Failure Isn’t Final

Failure Isn’t Final

When I sat down to interview Bill Marriott at Marriott’s international headquarters, I hadn’t reckoned on him turning the tables to interview me at the end.

As you will see from our exchange, one of the things I shared with him is my belief that failure is never final but really just an opportunity to learn about what ‘doesn’t work’ so we can be smarter in succeeding at what does!

Over the years I’ve fallen short of achieving the outcomes I’ve wanted (my definition of failure) more times than I care to count. Yet every single time I’ve learned a really valuable lesson and ultimately ended up far better off than had I never risked the failure to begin with.


I hope our interview will inspire you to embrace a ‘risk-ready’ mindset that embraces failure as a necessary requirement for success.

As I wrote in last week’s blog, when we try to make perfect choices about everything, every-time, we reduce our capacity to make really smart ones when they matter most. Likewise, when you don’t give yourself permission to fall short of your ideal outcome, it stops you from daring to try and, in doing so, deprives you of valuable opportunities for discovering whole new possibilities for yourself in your work and life.
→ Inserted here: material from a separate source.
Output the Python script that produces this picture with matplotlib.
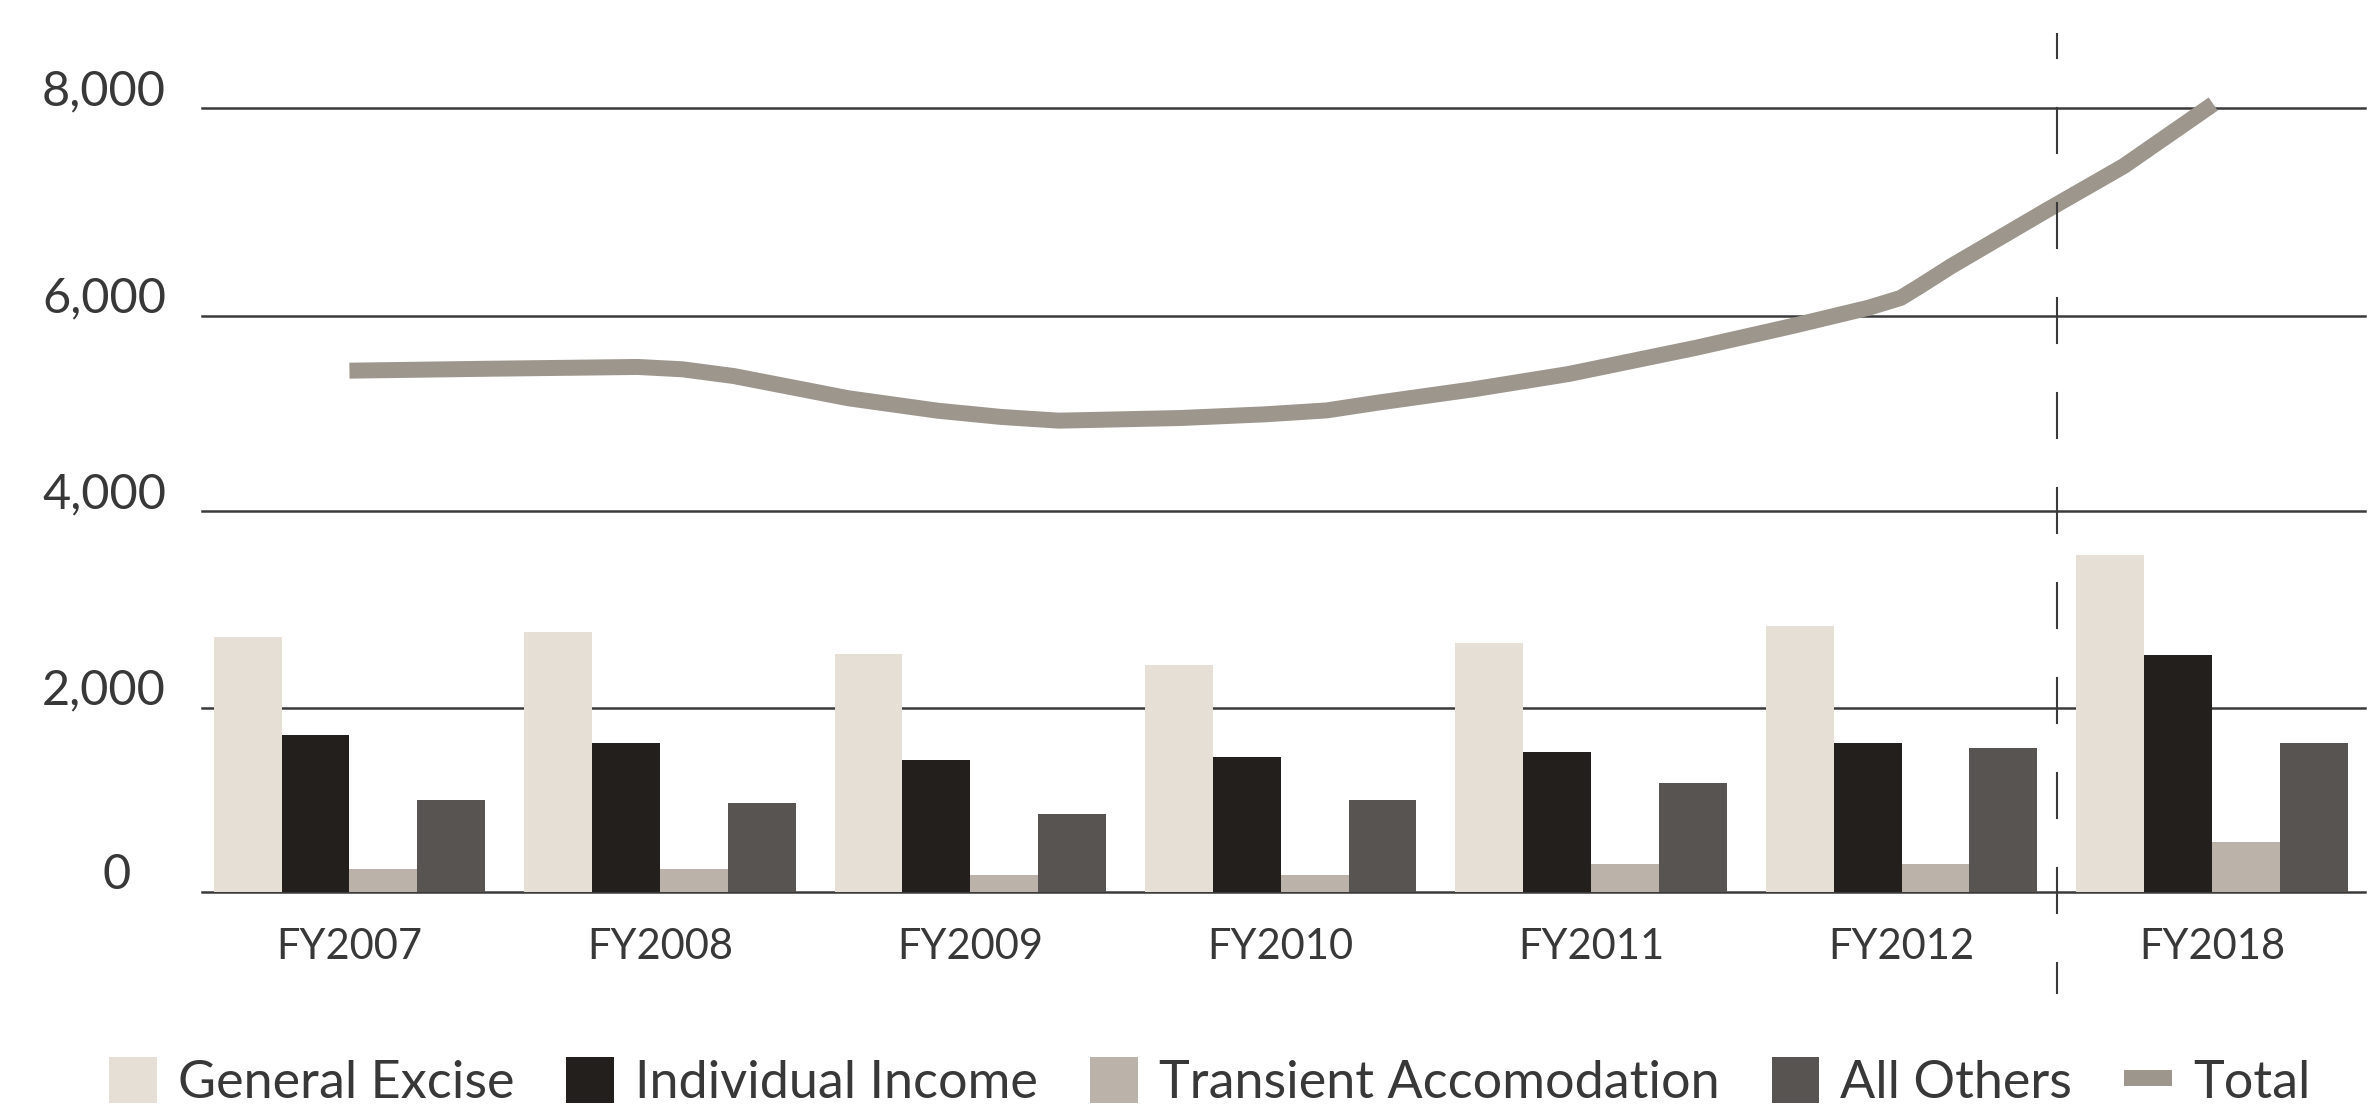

When I asked Bill Marriott if, at eighty-something and having built the world’s largest hotel chain with over 6,000 properties, whether he still worried about failing, he laughed. “Every single day,” he chuckled. Yet he said that he’d long since learned that if you let your fear of messing up keep you from starting out you’ll never learn, you’ll never grow and you’ll deprive yourself of reasons to celebrate when you do succeed!

So as you think about what you have going on right now, ask yourself, where is an experience of failure from your past keeping you from taking the risk you need to experience the success you want in the future?

Remember, failure is an event, not a person.

No outcome ever defines who you are. You define yourself and, to quote Martin Luther King Jr, “The ultimate measure of a man is not where he stands in moments of comfort and convenience, but where he stands at times of challenge and controversy.”

Stand tall amid your failures and challenges and you’ll discover that they hold far more valuable lessons for you than success ever can.